The lawyer on the other side was not even aware of it. The Wife had been concerned about revealing anything of her Husband’s behaviour for fear that the children would find out and think of less of him. The Wife had found the strength to leave him but not the strength to tell anyone.
Suddenly, things became a lot clearer for me – earlier in the mediation, the client had indicated a reluctance to even spend much time with the children. He said that he was sad and the children would see him later. He now said to me that he wanted to see his children properly and he wanted to fix his behaviour. Not only was I shocked but also cynical about how someone like this could improve or could change the way which they lived.
The client then undertook a long process of extensive counselling to keep working on anger management.
My client decided on advice by his counsellor that he would have very little time with the children while undergoing this process.

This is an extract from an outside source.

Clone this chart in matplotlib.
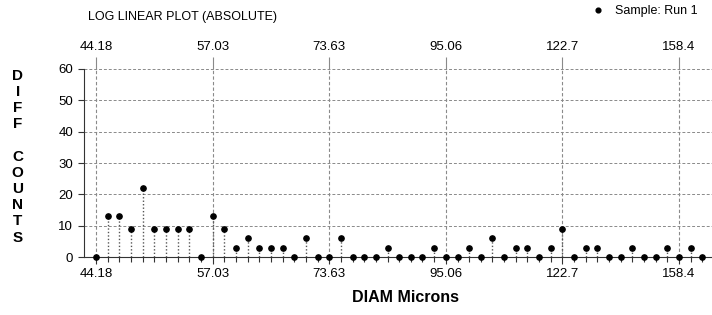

My client agreed to full acknowledgement of his past behaviour and agreed to ongoing counselling as part of Parenting Orders and agreed to the slow process of the children spending time with him. He said he wanted to do this. This was in circumstances when his Wife was not insisting upon such Orders – he said he wanted to do it because he understood the impact of his behaviour would have had upon his children when they were young and when they are together.
Being a family lawyer and not keeping contact with most of my clients, although I do understand that he has happily re-partnered and draws a relationship with his children. This event highlighted to me as a family lawyer, the fact that domestic violence can exist anywhere and even where you don’t suspect it exists.
However, more importantly, it shows that a positive can be done to help these men who inflict such violence and suffering upon their female partners.